Did your time in Vietnam change your personality?
My experience in the military, which included training in the country for almost a year and then being an infantry solider, was something of which I'm particularly proud. To put it in summary fashion, I don't dwell on my experience as a soldier, but I do draw on it from time to time.
You were drafted like so many men at the time. Did you think "why now?" Weren't you in law school?
In retrospect I look back and say the Pentagon and how they conducted the war will always be subjected to criticism. But one criticism they'll never get is eliminating the deferral status to people who were in law school. I think most Americans think we have too many lawyers anyhow [laughs]. So it was a career interruption. I was surprised. I was disappointed, but also as I look back on the experience, hopefully it made me a better lawyer and just a better person and a better public servant.
Do you miss being in the loop the way you were when you held government office?
Oh, yes.
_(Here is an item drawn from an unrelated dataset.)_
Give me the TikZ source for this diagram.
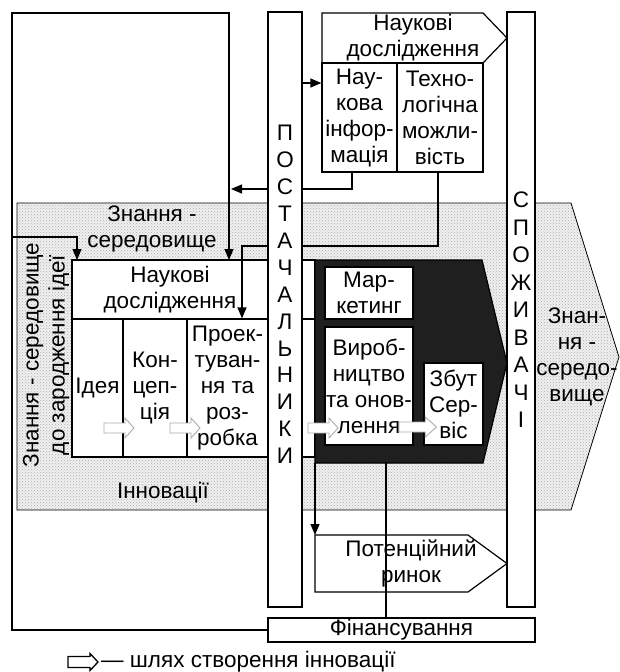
\documentclass[tikz,border=0pt]{standalone}
\usepackage{fontspec}
\setmainfont{Liberation Sans}
\usetikzlibrary{arrows.meta,patterns}
\newcommand\fsz{\fontsize{22.5}{26}\selectfont}
\newcommand\fpil{\fontsize{22.5}{26.9}\selectfont}
\newcommand\fpilb{\fontsize{22.5}{27.5}\selectfont}
\begin{document}
\begin{tikzpicture}[x=1pt,y=-1pt,
  box/.style={draw,fill=white,line width=1.2pt,inner sep=0pt,align=center,font=\fsz},
  txt/.style={inner sep=0pt,align=center,font=\fsz},
  arr/.style={line width=1.2pt,-{Triangle[length=11pt,width=9pt]}},
  con/.style={line width=1.2pt},
  harrow/.pic={\draw[gray!65,fill=white,line width=0.9pt] (0,-5)--(21,-5)--(21,-10)--(30,0)--(21,10)--(21,5)--(0,5)--cycle;},
  legarrow/.pic={\draw[black,fill=white,line width=1.3pt] (0,-5.5)--(22,-5.5)--(22,-8.5)--(30,0)--(22,8.5)--(22,5.5)--(0,5.5)--cycle;}
]
\useasboundingbox (0,0) rectangle (619,672);

% band
\path[draw,line width=0.8pt,preaction={fill=gray!12},pattern=crosshatch dots,pattern color=gray!65]
  (17,203) -- (571,203) -- (619,357) -- (571,510) -- (17,510) -- cycle;
\node[txt] (bandtxt) at (152,228.5) {Знання -\\середовище};
\node[txt] (innov) at (163,493) {Інновації};
\node[txt,rotate=90] (idea0) at (46,355) {Знання - середовище\\до зародження ідеї};
\node[txt] (env) at (577,357) {Знан-\\ня -\\середо-\\вище};

% top research block
\draw[line width=1.2pt,fill=white] (322,13) -- (483,13) -- (507,38) -- (483,63) -- (322,63) -- cycle;
\node[txt] (nd1) at (413,38) {Наукові\\дослідження};
\node[box,minimum width=75pt,minimum height=109pt] (ni) at (359.5,117.5) {Нау-\\кова\\інфор-\\мація};
\node[box,minimum width=86pt,minimum height=109pt] (tm) at (440,117.5) {Техно-\\логічна\\можли-\\вість};

% inner white block
\draw[line width=1.2pt,fill=white] (268,260) rectangle (315,457);
\draw[line width=1.2pt] (268,319) -- (315,319);
\node[box,minimum width=196pt,minimum height=59pt] (ns2) at (170,289.5) {Наукові\\дослідження};
\node[box,minimum width=51pt,minimum height=138pt] (idea) at (97.5,388) {Ідея};
\node[box,minimum width=64pt,minimum height=138pt] (konc) at (155,388) {Кон-\\цеп-\\ція};
\node[box,minimum width=81pt,minimum height=138pt] (proekt) at (227.5,388) {Проек-\\туван-\\ня та\\роз-\\робка};

% dark block
\draw[line width=1.2pt,fill=black!88] (315,260) -- (482,260) -- (507,363) -- (483,463) -- (315,463) -- cycle;
\coordinate (dksw) at (315,463);
\coordinate (dkg) at (386,463);
\node[box,minimum width=88pt,minimum height=52pt] (mark) at (369,293) {Мар-\\кетинг};
\node[box,minimum width=88pt,minimum height=118pt] (vyrob) at (369,386) {Вироб-\\ництво\\та онов-\\лення};
\node[box,minimum width=59pt,minimum height=82pt] (zbut) at (453.5,404) {Збут\\Сер-\\віс};

% path-of-innovation arrows
\pic at (104,428) {harrow};
\pic at (170,428) {harrow};
\pic at (308,428) {harrow};
\pic[xscale=1.25] at (399,427) {harrow};

% potential market
\draw[line width=1.2pt,fill=white] (315,535) -- (468,535) -- (507,563.5) -- (468,592) -- (315,592) -- cycle;
\node[txt] (pm) at (411,563) {Потенційний\\ринок};
\coordinate (pmnw) at (315,535);

% financing
\node[box,minimum width=267pt,minimum height=24pt] (fin) at (401.5,630) {Фінансування};

% connectors
\coordinate (tl) at (12,13);
\coordinate (ta) at (229,260);
\coordinate (lb) at (12,237);
\coordinate (tb) at (77,260);
\coordinate (cc) at (231,189);
\coordinate (dY) at (0,83);
\coordinate (eY) at (242,246);
\draw[arr] (fin.west) -| (tl) -| (ta);
\draw[arr] (lb) -| (tb);
\draw[arr] ([xshift=-7.5pt]ni.south) |- (cc);
\draw[arr] ([xshift=-2pt]tm.south) |- (eY) -- (eY |- proekt.north);
\draw[arr] (dksw) -- (pmnw);
\draw[con] (fin.north -| dkg) -- (dkg);

% pillars
\node[draw,fill=white,line width=1.2pt,minimum width=34pt,minimum height=595pt,inner sep=0pt] (post) at (285,309.5) {};
\node[txt,font=\fpil] (posttxt) at (285,294.5) {П\\О\\С\\Т\\А\\Ч\\А\\Л\\Ь\\Н\\И\\К\\И};
\node[draw,fill=white,line width=1.2pt,minimum width=28pt,minimum height=595pt,inner sep=0pt] (spoz) at (521,309.5) {};
\node[txt,font=\fpilb] (spoztxt) at (521,310) {С\\П\\О\\Ж\\И\\В\\А\\Ч\\І};
\draw[arr] (post.east |- dY) -- (ni.west |- dY);

% legend
\pic at (68,662) {legarrow};
\node[txt,anchor=west] (leg) at (101,662) {— шлях створення інновації};
\end{tikzpicture}
\end{document}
First of all, I loved being governor. Six years, nine months and five days. It was a marvelous and extraordinary experience. Homeland Security was an entirely different operation. We wrote the job description after I said "yes" to the president. There was no national strategy. There was no department. There were a lot of things that made it the most challenging. There are two things I miss ... One, not knowing. I was briefed every morning, and I know a lot of things that most Americans wouldn't care to know. So I miss not knowing, and I really do miss the people that I worked with. From the governor's side, I miss effecting significant change and the people I worked with way back when.